** BEGIN EXCERPTED RECORDS **

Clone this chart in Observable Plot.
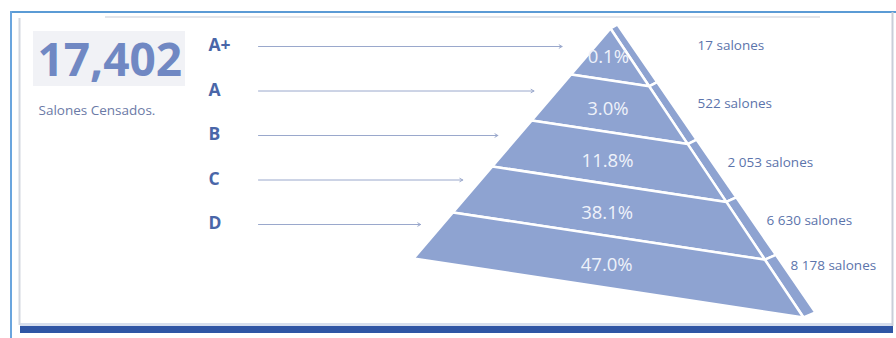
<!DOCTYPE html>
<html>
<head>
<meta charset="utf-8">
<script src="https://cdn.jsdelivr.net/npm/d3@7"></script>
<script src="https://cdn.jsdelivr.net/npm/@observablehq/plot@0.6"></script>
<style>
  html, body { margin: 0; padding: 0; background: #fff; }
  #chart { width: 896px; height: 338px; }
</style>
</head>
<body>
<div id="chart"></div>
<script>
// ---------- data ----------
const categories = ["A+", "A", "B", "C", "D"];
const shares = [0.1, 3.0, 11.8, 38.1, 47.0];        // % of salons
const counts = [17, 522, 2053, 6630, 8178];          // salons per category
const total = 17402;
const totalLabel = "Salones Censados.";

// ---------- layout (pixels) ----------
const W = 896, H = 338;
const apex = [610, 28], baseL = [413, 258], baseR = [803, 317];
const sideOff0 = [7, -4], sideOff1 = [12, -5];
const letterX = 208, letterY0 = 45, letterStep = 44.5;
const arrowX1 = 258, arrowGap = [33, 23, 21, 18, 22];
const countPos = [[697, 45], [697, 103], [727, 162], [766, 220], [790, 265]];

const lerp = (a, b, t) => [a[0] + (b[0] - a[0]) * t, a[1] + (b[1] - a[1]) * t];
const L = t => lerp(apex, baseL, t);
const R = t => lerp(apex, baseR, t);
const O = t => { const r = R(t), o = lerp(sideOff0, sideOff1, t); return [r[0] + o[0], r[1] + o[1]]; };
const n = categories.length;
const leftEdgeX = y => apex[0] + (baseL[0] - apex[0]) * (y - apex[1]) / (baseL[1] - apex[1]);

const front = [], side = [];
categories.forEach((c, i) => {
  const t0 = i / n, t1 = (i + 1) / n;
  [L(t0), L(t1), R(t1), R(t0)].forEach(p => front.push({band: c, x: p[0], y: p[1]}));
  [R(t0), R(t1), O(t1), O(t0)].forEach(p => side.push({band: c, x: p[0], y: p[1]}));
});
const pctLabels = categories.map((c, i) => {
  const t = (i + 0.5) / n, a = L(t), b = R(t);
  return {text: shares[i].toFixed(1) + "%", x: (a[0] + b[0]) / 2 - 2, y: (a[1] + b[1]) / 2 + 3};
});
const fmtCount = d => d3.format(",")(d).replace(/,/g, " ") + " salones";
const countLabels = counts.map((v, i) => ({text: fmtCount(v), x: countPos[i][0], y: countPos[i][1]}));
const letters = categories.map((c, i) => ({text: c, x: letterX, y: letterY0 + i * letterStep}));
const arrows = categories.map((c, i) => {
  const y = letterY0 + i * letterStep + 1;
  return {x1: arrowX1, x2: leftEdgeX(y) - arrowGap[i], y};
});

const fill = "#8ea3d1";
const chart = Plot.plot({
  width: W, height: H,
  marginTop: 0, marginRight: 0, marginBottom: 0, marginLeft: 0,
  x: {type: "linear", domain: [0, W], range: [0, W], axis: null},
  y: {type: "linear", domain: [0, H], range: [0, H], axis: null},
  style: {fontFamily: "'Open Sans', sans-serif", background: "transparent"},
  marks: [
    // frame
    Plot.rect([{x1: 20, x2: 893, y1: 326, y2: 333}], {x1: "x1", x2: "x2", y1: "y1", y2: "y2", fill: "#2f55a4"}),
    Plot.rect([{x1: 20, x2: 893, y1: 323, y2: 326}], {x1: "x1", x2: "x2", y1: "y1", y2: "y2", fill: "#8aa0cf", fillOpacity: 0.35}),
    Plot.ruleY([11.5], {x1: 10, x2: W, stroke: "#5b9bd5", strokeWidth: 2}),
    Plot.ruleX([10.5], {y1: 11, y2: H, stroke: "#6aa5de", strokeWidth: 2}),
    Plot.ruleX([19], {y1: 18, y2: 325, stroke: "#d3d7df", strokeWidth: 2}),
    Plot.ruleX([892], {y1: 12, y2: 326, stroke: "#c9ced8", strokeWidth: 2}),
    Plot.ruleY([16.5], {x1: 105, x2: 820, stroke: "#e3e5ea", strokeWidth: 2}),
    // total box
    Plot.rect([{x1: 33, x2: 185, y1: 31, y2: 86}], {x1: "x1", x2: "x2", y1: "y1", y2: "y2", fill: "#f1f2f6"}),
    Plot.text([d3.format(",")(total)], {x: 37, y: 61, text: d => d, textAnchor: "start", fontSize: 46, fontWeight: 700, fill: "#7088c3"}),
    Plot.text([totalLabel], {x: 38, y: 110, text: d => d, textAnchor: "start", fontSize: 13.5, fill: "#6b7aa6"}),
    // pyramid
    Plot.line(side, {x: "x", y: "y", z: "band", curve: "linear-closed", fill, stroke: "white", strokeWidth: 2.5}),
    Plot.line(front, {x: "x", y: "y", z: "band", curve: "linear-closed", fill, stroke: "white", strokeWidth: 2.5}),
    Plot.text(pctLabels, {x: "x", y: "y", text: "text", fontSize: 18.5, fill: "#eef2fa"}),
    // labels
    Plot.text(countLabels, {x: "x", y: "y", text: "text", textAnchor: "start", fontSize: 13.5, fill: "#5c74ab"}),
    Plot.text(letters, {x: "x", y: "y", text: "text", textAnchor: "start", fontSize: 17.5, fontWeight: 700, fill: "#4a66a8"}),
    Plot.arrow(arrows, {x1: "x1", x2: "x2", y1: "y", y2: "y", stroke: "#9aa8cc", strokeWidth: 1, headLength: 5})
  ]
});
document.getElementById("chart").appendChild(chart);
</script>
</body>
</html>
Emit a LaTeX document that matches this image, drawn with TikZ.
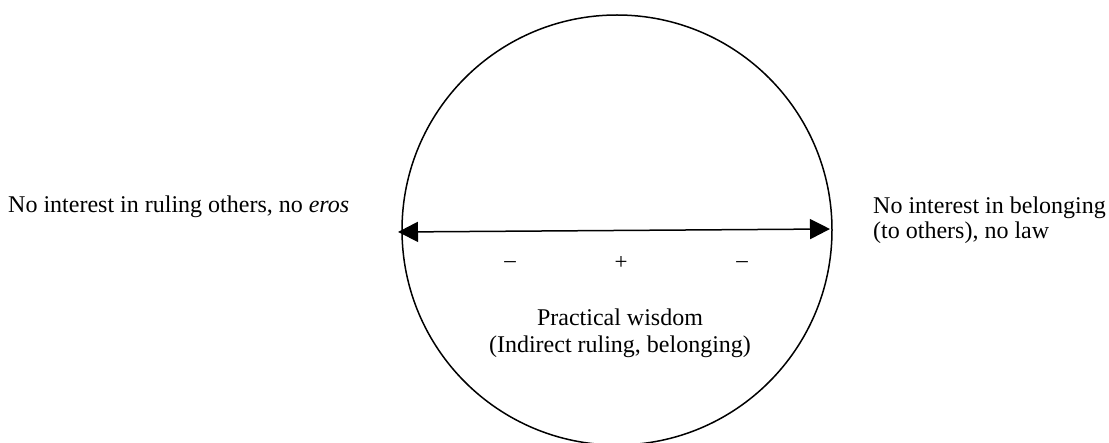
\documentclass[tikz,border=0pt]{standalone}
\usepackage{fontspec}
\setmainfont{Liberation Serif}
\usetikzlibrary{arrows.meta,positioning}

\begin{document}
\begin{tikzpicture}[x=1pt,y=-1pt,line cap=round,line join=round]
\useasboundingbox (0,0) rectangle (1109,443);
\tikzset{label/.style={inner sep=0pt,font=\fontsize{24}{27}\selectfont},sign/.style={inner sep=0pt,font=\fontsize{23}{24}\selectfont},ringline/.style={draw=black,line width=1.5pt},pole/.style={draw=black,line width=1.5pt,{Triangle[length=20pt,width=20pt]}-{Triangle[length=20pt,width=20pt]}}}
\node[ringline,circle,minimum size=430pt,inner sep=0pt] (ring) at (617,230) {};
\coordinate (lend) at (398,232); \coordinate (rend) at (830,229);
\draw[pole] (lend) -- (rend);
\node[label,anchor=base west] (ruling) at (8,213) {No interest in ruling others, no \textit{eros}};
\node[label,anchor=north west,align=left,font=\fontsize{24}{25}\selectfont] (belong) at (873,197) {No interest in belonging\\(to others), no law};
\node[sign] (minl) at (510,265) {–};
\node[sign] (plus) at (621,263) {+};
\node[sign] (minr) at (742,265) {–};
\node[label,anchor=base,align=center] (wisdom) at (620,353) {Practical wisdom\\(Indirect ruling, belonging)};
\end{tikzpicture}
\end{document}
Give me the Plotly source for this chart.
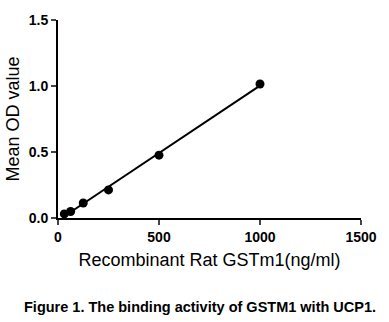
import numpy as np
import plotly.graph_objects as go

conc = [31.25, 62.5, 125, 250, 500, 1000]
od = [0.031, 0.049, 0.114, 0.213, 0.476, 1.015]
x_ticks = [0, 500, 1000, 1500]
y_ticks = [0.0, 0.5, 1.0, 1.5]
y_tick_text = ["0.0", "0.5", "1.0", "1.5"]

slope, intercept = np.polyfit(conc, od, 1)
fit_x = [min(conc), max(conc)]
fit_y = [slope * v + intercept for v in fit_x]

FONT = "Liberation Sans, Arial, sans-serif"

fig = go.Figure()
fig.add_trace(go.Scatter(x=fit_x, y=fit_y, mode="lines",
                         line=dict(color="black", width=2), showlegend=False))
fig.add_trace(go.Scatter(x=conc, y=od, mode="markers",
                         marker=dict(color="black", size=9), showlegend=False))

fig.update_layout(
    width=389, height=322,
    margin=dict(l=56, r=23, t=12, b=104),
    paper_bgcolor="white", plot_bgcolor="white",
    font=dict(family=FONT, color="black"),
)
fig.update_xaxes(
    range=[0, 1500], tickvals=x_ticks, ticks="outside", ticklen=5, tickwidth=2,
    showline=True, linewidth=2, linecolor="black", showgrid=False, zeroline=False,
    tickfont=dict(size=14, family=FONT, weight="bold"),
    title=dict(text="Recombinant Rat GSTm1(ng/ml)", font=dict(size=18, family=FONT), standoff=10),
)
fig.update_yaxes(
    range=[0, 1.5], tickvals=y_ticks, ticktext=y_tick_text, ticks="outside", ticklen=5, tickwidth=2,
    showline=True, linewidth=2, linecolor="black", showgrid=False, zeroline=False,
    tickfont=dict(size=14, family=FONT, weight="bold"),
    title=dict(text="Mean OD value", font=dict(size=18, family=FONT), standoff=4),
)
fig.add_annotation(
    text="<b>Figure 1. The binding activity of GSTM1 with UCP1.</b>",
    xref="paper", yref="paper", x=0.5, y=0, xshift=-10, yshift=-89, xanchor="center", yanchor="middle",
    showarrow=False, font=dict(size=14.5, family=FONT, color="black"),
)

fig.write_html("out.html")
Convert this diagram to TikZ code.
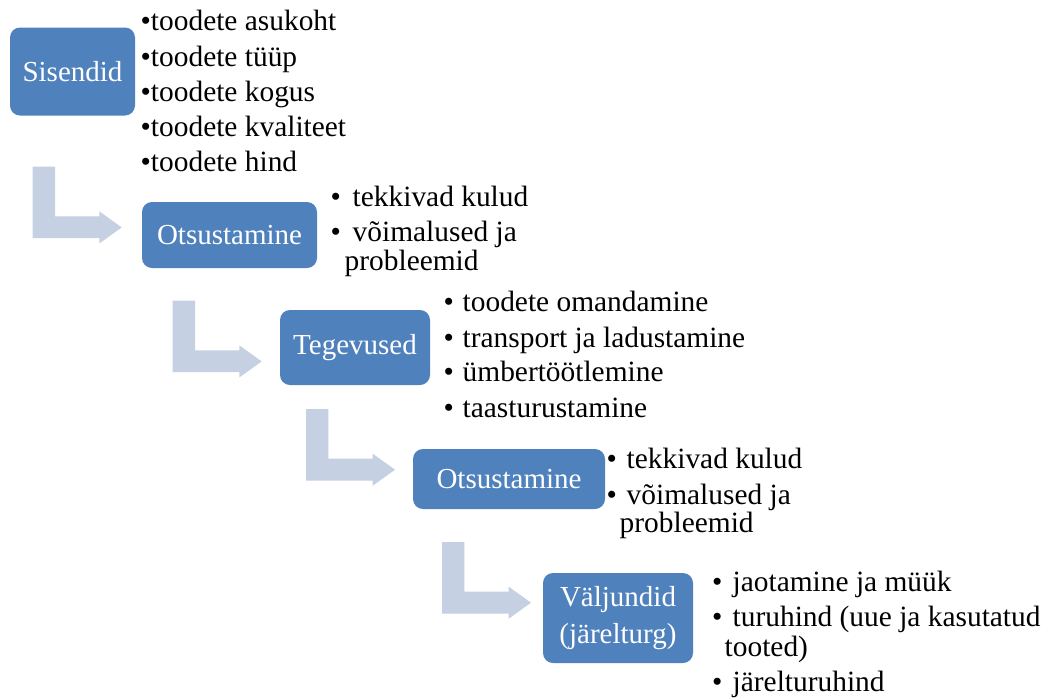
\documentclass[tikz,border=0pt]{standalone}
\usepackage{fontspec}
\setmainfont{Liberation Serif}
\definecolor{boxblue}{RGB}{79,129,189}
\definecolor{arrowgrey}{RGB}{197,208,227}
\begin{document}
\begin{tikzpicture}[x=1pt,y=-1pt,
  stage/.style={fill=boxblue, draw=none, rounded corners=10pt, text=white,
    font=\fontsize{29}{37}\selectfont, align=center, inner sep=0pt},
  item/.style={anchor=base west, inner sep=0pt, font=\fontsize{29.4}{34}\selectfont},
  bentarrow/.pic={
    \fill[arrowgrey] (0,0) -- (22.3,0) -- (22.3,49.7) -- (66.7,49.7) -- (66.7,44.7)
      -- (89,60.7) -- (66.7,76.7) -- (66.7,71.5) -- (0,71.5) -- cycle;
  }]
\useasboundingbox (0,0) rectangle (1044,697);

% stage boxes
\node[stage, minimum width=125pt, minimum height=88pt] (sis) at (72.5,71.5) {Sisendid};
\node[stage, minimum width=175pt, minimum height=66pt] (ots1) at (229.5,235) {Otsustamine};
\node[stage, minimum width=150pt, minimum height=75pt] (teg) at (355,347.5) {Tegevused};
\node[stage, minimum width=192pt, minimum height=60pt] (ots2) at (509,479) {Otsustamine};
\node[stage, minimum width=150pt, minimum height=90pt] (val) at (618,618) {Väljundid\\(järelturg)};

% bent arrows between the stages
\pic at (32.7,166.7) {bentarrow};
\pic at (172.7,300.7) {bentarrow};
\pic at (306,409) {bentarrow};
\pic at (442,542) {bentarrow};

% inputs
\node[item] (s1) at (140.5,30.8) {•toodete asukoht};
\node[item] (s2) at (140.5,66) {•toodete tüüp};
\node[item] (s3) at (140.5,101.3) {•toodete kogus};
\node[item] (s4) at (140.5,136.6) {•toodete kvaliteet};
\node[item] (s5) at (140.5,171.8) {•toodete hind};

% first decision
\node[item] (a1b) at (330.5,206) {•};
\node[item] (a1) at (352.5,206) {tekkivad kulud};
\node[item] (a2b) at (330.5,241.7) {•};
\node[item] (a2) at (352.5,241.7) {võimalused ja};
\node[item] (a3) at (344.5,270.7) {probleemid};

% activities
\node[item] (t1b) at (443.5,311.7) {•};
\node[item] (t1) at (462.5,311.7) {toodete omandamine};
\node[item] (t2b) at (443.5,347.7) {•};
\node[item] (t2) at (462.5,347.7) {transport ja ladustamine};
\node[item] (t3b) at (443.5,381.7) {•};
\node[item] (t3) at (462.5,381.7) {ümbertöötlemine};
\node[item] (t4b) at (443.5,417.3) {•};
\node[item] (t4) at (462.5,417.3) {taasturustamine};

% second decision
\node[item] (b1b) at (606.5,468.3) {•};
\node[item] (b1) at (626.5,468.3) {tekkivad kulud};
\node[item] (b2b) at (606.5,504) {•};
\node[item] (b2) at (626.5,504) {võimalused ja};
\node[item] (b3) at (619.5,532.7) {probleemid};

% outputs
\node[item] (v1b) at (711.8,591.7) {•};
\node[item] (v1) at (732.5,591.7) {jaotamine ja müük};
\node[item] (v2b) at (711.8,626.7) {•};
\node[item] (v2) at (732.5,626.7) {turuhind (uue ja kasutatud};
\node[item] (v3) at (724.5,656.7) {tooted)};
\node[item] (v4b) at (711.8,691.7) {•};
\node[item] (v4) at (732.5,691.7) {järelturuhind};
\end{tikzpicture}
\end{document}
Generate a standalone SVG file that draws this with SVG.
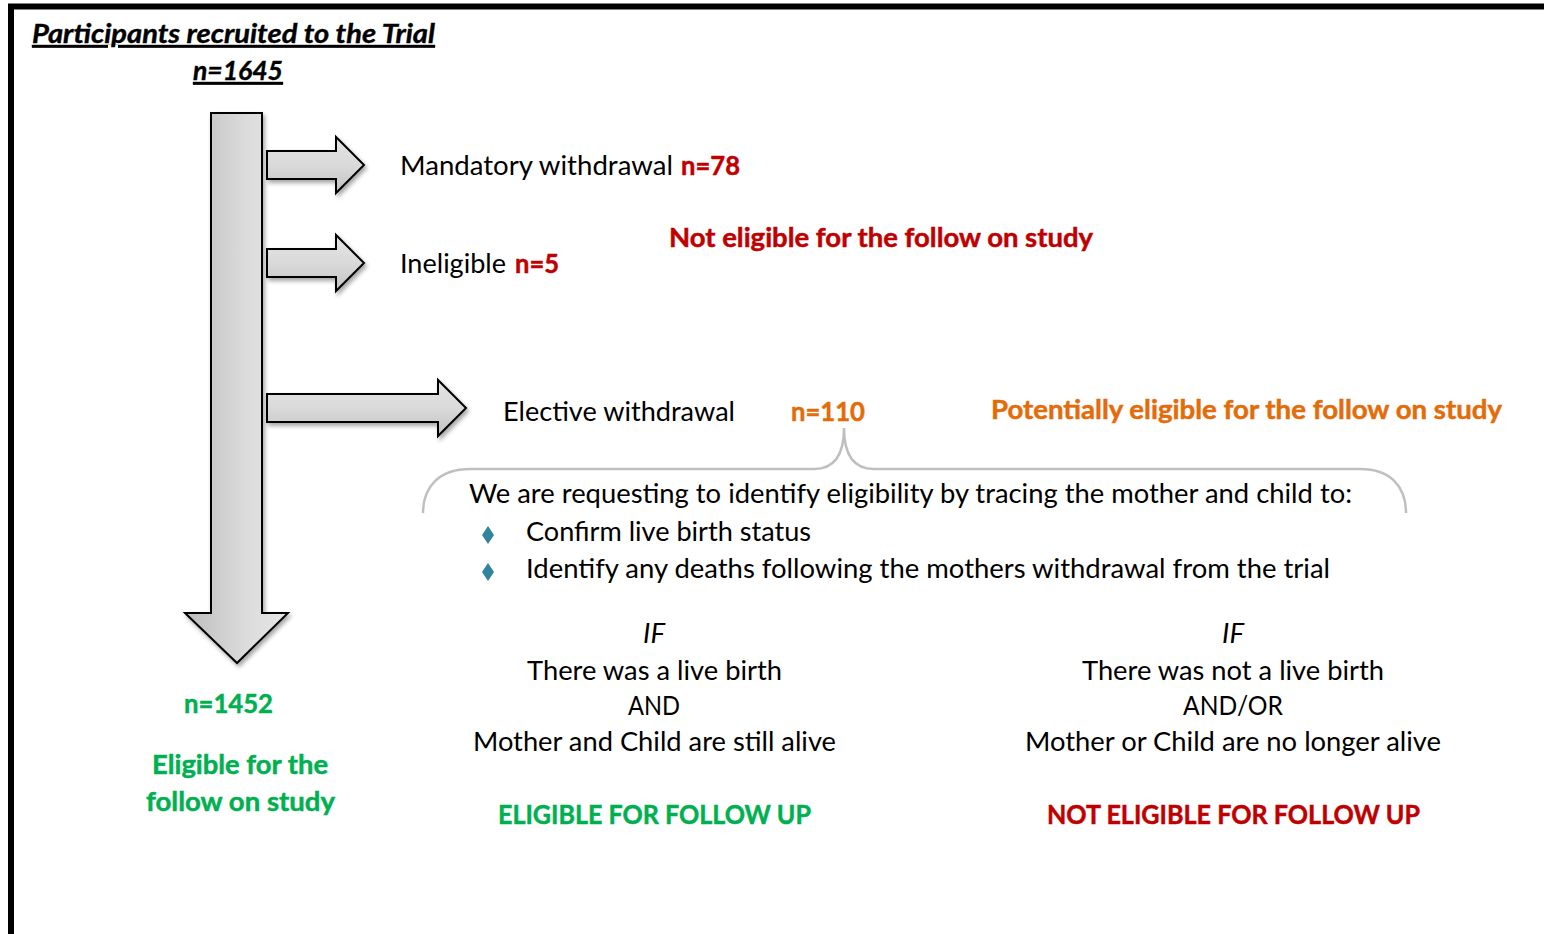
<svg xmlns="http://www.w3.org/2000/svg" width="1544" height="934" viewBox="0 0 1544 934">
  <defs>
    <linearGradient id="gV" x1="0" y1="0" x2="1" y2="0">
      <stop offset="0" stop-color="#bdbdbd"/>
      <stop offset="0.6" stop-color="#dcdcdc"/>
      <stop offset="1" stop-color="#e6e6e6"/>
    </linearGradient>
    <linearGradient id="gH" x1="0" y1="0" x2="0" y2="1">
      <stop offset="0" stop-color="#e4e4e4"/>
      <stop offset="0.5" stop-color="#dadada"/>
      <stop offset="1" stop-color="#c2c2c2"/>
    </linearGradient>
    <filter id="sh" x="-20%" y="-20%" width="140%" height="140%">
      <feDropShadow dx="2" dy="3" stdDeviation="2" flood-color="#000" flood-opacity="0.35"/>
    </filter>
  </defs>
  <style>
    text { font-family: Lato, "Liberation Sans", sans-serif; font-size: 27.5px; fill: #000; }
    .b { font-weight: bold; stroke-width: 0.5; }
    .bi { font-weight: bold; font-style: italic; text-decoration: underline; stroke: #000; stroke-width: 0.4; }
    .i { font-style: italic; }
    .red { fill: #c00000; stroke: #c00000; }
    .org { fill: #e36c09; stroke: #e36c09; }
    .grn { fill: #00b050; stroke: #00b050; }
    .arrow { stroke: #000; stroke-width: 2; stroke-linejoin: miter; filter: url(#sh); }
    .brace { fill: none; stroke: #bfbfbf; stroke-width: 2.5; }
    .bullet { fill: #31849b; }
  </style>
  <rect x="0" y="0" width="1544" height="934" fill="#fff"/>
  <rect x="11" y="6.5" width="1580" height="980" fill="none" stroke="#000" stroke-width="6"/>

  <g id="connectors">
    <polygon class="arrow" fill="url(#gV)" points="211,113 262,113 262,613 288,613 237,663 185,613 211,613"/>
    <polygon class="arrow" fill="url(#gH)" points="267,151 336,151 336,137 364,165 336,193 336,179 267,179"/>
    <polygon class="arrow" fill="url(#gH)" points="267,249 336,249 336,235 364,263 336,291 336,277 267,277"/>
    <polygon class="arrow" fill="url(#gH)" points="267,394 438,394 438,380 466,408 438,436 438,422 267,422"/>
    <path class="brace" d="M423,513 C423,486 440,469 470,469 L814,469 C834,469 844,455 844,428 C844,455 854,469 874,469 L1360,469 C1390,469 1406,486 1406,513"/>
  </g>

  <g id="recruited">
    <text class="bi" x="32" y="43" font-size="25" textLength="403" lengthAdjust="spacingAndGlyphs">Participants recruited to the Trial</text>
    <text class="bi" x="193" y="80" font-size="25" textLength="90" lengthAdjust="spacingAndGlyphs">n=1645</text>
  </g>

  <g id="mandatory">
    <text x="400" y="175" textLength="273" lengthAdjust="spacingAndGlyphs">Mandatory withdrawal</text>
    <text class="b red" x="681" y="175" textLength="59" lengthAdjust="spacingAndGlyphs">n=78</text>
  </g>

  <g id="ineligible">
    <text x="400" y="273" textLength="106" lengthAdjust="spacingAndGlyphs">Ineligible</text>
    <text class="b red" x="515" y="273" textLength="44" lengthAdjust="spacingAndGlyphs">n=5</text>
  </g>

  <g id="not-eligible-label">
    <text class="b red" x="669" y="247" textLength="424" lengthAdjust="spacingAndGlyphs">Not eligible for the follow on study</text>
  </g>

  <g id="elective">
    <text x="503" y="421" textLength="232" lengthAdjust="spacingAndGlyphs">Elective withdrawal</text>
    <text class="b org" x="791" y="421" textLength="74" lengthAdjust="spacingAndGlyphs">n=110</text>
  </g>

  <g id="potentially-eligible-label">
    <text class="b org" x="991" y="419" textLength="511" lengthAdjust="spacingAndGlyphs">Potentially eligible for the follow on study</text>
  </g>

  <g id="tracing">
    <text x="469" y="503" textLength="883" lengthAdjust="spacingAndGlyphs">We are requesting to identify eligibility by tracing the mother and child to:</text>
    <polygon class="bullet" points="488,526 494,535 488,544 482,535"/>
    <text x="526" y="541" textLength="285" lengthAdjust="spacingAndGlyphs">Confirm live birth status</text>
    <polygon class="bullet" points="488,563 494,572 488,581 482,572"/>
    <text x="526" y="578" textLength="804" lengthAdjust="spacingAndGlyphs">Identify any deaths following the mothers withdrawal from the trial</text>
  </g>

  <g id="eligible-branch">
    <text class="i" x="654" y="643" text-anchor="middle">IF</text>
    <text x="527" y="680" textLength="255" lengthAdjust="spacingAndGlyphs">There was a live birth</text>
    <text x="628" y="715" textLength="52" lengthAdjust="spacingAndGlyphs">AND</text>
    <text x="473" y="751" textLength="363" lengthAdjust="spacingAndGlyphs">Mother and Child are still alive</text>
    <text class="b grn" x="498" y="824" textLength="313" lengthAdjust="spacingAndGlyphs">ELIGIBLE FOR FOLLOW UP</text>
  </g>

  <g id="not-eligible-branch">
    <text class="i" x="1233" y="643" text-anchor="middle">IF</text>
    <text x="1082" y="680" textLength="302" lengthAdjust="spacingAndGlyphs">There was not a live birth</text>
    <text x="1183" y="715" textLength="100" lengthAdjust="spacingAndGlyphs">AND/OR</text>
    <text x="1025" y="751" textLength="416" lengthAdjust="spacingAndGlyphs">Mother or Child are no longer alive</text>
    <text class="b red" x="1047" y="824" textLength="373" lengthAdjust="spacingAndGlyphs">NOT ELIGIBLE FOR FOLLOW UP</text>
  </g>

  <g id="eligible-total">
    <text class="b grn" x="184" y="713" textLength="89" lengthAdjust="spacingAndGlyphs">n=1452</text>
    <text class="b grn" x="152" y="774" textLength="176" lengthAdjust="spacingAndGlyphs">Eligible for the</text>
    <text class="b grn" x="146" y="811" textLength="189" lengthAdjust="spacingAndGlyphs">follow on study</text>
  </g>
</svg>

** END EXCERPTED RECORDS **

### INSTRUCTION
Show every line from the entries above in which "that" appears.

### RESULT FOR THIS EXERCISE
Emit a LaTeX document that matches this image, drawn with TikZ.
Generate a standalone SVG file that draws this with SVG.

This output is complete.